Mercedes, Apartments and Tuition: A List of Trump CFO’s Perks

Allen Weisselberg, chief financial officer of Trump Organization Inc., center, walks towards a courtroom at criminal court in New York, U.S. (Photographer: Stephanie Keith/Bloomberg)

Mercedes, Apartments and Tuition: A List of Trump CFO’s Perks

The Trump Organization and Chief Financial Officer Allen Weisselberg were indicted after a three-year investigation of the former president’s company by the Manhattan district attorney. 
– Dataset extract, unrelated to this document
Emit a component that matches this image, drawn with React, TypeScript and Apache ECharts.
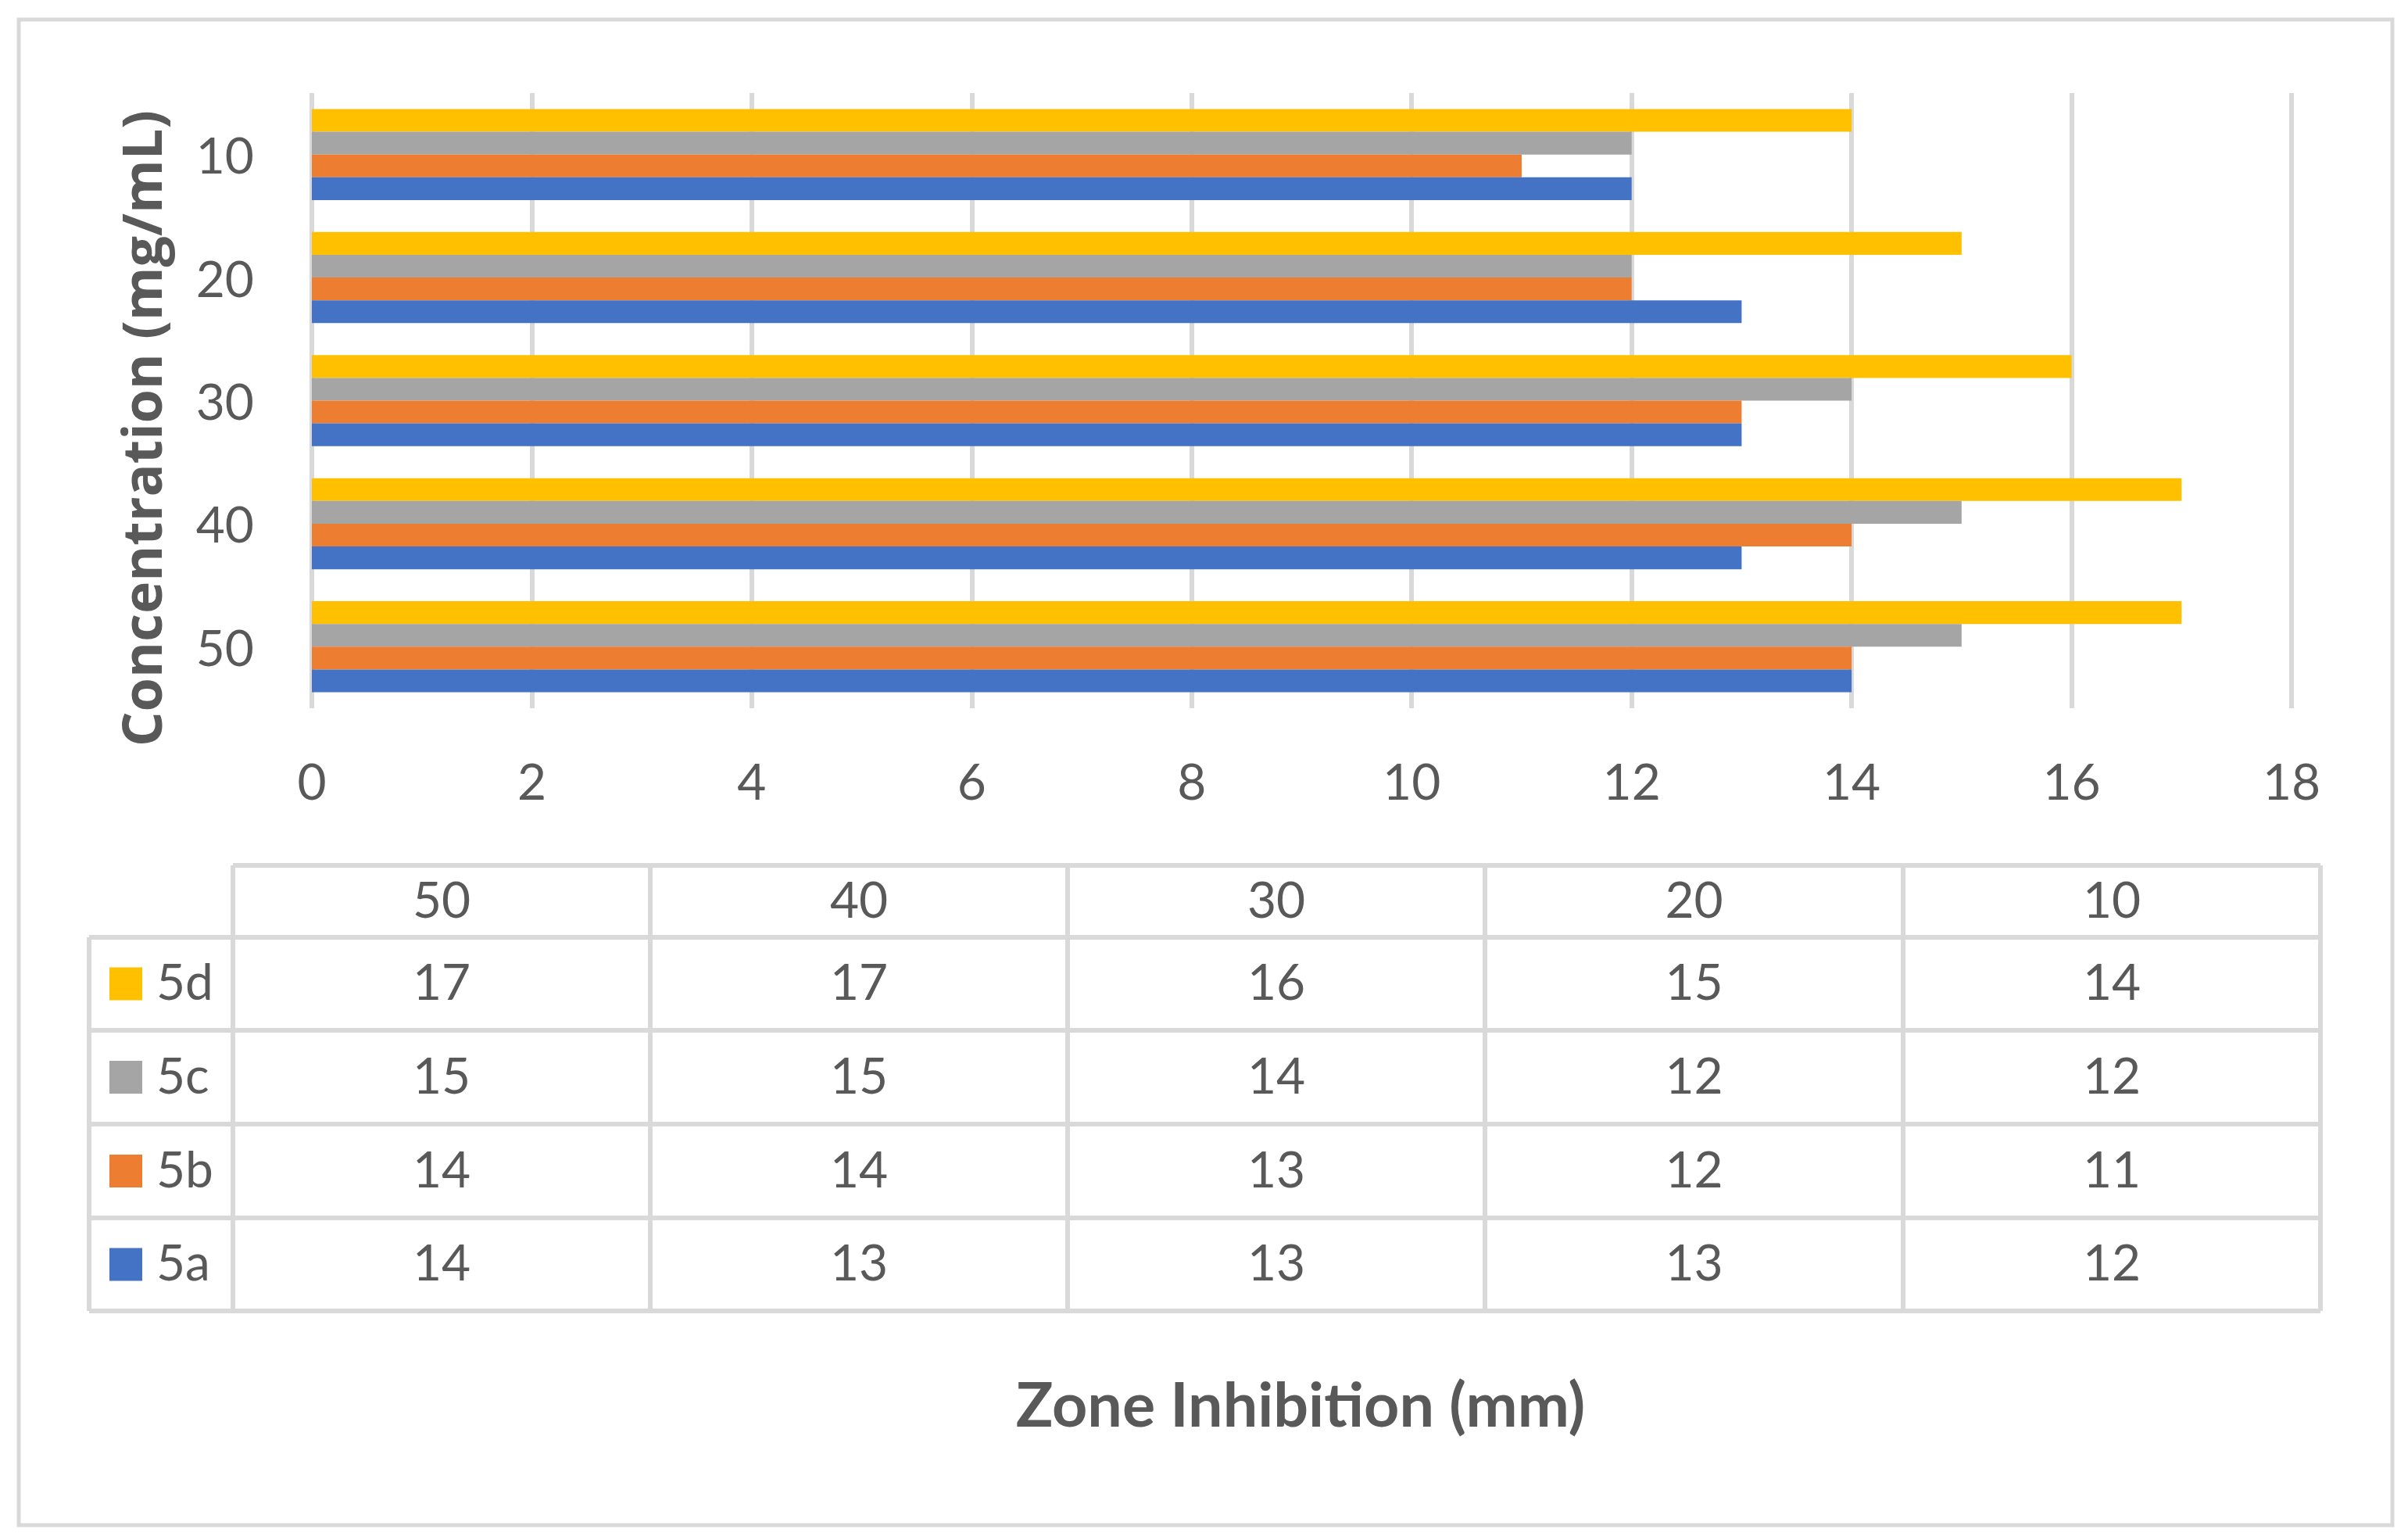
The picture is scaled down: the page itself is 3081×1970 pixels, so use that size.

Here are some of the key points in the indictment, which includes 15 felony counts and was unsealed Thursday as Weisselberg and lawyers for Trump’s company appeared in court. They pleaded not guilty to charges including grand larceny, tax fraud, conspiracy and falsifying of business records.

According to prosecutors:

  • Weisselberg, 73, received a “substantial portion” of his compensation through costly perks that were “off the books” starting as early as 2005.
  • He made $940,000 a year in salary and bonus but illegally pocketed $1.76 million in untaxed perks such as rent on his Manhattan apartment and tuition for family members.
  • He failed to report those payments over 15 years to federal, state and New York City tax authorities, while the company falsified business records to help him cover his tracks.
  • The biggest untaxed perk he enjoyed was an apartment lease on the West Side of Manhattan, where the company paid rent and related expenses of $1.17 million from 2005 through 2017. 
  • Trump’s company paid $359,058 in tuition for two Weisselberg family members to attend private school in Manhattan from 2012 through 2017. As with the rent payments, the CFO omitted the tuition payments for tax filings.
  • The company paid $196,245 to cover lease payments on Mercedes Benz cars for Weisselberg and his wife from 2005 to 2017.
  • Weisselberg drew “ad hoc personal expenses” from the company for his home and apartment maintained by one of his children, including new beds, flat-screen televisions, carpet installation and furniture for Weisselberg’s home in Florida. As with the other expenses, the company didn’t report them to federal, state or local tax authorities.
  • The scheme also benefited a family member who lived in a company-owned apartment on Central Park South in Manhattan from 2005 through 2012 for $1,000 a month, and who lived rent-free for a year in a Trump-owned apartment on East 61st Street.
  • All told, Weisselberg evaded $556,385 in federal taxes, $106,568 in state taxes and $238,159 in New York City taxes as a result of the scheme. He also claimed $94,902 in federal tax refunds and $38,222 in state tax refunds to which he wasn’t entitled.